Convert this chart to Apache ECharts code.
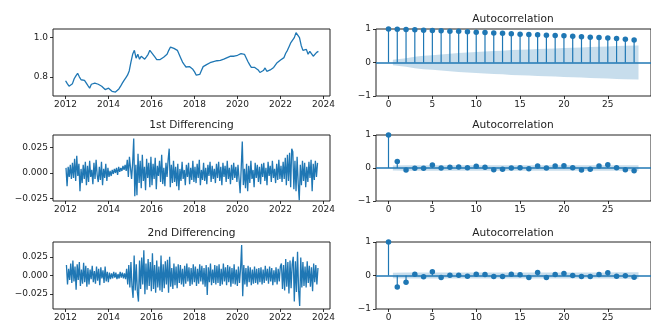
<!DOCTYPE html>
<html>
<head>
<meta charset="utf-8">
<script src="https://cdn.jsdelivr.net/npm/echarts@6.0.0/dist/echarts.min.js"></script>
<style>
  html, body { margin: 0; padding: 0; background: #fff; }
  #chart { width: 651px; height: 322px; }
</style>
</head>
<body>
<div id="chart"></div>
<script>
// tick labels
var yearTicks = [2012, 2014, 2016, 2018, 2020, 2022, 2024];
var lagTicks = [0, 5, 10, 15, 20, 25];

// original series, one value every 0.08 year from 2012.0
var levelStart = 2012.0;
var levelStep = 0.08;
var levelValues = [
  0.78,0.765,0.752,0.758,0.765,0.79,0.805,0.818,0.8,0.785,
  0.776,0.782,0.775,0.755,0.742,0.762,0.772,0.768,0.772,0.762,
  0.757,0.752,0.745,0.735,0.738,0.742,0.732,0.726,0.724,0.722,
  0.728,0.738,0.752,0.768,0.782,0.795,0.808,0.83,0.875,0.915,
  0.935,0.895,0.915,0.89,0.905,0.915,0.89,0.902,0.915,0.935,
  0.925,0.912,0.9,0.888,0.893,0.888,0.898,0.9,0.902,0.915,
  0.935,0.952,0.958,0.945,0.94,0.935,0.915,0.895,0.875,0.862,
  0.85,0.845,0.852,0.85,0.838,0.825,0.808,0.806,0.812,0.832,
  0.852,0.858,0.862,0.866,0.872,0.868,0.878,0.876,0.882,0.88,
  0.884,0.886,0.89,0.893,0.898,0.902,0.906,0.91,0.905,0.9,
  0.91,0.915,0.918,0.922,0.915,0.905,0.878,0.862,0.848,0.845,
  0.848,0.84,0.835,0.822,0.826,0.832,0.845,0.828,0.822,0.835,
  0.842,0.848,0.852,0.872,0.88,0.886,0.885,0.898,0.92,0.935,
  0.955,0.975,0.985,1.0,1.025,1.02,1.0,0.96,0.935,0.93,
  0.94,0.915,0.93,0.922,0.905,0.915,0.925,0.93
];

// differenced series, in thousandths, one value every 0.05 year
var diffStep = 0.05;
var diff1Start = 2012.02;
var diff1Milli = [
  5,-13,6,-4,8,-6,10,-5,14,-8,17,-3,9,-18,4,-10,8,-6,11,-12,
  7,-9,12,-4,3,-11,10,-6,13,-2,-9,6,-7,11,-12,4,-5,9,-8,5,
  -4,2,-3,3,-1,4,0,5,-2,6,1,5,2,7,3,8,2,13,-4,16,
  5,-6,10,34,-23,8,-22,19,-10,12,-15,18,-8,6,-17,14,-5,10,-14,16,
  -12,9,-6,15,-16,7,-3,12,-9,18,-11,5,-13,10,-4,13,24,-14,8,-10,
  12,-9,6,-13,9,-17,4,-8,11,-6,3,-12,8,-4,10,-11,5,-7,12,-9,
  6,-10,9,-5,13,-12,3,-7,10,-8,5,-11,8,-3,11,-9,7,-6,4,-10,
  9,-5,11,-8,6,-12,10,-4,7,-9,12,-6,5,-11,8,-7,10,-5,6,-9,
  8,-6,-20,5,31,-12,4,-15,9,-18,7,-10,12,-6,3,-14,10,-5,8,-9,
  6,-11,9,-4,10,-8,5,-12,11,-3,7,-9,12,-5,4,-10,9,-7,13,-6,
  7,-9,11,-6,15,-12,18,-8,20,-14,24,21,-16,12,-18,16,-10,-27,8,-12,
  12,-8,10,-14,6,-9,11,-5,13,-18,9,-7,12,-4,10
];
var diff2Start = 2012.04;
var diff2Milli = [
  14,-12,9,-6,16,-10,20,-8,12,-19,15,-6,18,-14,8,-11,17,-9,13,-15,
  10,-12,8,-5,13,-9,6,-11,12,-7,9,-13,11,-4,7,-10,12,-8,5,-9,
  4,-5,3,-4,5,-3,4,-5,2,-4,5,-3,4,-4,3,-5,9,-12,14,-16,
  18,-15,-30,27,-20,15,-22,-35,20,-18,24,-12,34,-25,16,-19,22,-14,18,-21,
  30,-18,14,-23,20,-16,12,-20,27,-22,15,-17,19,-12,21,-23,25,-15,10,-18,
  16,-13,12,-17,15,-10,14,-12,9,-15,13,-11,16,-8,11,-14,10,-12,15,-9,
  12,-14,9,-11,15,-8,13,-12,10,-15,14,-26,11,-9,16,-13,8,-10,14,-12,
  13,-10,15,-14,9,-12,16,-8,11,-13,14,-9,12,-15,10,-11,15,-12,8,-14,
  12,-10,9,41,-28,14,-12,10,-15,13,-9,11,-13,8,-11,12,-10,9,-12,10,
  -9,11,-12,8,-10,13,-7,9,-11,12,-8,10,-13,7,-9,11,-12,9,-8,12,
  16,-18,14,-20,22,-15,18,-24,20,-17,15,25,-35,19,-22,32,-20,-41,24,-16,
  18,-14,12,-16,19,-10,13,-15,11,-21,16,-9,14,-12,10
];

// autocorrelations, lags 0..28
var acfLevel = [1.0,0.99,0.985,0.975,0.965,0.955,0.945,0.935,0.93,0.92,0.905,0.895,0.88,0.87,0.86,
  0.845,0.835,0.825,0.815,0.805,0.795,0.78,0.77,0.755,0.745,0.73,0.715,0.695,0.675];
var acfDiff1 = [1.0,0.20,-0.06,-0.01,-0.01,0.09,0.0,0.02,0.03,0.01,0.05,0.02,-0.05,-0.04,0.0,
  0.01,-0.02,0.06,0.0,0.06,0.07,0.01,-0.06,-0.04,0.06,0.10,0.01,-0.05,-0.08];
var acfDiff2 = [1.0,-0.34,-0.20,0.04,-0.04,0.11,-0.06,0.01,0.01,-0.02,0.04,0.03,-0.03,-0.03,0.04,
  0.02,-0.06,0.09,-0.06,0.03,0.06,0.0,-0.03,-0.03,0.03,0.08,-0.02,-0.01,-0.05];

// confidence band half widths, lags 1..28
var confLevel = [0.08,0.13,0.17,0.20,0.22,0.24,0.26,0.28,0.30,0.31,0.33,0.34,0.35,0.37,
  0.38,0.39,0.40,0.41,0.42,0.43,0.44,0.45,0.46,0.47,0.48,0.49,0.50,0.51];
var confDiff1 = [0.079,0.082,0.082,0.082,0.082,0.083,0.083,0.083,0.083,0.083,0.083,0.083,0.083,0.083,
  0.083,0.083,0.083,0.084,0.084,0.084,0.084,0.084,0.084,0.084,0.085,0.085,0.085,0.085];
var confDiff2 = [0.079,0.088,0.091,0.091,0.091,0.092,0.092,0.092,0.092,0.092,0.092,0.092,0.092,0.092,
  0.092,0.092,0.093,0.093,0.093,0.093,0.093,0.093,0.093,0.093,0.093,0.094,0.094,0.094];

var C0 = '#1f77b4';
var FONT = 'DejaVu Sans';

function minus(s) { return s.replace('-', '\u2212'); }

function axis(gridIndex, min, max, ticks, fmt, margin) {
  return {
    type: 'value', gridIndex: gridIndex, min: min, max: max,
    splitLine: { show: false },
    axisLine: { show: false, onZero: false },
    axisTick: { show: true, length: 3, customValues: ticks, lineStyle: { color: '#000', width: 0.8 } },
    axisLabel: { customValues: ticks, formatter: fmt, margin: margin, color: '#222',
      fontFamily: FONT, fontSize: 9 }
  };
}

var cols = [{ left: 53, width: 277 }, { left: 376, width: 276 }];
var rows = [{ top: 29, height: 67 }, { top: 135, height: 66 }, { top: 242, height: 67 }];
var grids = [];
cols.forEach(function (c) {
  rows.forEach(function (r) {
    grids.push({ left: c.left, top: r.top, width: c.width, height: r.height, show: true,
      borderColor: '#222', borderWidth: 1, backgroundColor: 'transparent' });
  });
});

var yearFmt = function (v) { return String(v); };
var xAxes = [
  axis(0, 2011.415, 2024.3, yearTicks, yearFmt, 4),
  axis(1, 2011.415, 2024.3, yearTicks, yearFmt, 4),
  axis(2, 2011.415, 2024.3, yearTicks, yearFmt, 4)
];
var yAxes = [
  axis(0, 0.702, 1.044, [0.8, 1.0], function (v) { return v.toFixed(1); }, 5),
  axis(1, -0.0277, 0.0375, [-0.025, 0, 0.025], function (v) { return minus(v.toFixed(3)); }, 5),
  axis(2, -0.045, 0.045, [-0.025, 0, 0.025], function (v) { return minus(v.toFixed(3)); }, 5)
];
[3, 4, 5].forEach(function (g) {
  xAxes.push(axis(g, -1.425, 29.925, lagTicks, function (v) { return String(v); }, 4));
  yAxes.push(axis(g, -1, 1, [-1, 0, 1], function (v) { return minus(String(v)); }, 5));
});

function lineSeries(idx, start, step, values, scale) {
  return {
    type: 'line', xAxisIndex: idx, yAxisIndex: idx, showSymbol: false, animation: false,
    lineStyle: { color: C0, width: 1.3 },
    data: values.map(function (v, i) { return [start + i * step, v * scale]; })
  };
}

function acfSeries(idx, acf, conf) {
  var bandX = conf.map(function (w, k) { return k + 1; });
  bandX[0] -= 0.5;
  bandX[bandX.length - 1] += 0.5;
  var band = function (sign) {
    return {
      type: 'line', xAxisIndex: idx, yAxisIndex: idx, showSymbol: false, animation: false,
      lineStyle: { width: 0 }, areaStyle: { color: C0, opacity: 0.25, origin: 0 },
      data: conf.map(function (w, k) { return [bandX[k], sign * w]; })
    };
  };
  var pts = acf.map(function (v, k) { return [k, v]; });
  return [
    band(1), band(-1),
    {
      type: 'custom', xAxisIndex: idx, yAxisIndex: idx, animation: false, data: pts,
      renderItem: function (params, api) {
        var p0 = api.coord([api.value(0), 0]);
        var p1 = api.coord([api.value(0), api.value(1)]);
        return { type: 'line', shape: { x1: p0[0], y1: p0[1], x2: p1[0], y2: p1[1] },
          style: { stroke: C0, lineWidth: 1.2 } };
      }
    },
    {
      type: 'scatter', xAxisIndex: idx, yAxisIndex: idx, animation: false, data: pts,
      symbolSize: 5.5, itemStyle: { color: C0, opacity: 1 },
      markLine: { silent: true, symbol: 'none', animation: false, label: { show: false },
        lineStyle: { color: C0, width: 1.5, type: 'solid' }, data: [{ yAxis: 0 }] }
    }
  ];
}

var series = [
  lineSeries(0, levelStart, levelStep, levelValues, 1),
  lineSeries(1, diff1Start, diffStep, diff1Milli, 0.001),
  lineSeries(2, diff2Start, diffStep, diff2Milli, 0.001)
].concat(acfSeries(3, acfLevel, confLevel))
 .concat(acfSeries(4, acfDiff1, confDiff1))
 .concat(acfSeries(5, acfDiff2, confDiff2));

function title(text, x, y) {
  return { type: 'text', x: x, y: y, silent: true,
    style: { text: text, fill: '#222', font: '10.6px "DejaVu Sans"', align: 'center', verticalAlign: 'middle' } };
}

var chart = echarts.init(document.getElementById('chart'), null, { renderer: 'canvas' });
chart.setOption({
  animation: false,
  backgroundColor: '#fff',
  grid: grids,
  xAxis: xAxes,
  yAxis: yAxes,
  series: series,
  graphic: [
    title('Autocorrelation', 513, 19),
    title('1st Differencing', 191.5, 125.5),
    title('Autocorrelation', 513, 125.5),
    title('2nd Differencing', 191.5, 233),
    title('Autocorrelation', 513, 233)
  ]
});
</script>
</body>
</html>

[THE REQUEST]: Write out again, exactly, the lines from the start of the listing up to the line containing "var lagTicks = [0, 5, 10, 15, 20, 25];", with both ends and without pictures.

[WRITTEN SOLUTION]:
Convert this chart to Apache ECharts code.
<!DOCTYPE html>
<html>
<head>
<meta charset="utf-8">
<script src="https://cdn.jsdelivr.net/npm/echarts@6.0.0/dist/echarts.min.js"></script>
<style>
  html, body { margin: 0; padding: 0; background: #fff; }
  #chart { width: 651px; height: 322px; }
</style>
</head>
<body>
<div id="chart"></div>
<script>
// tick labels
var yearTicks = [2012, 2014, 2016, 2018, 2020, 2022, 2024];
var lagTicks = [0, 5, 10, 15, 20, 25];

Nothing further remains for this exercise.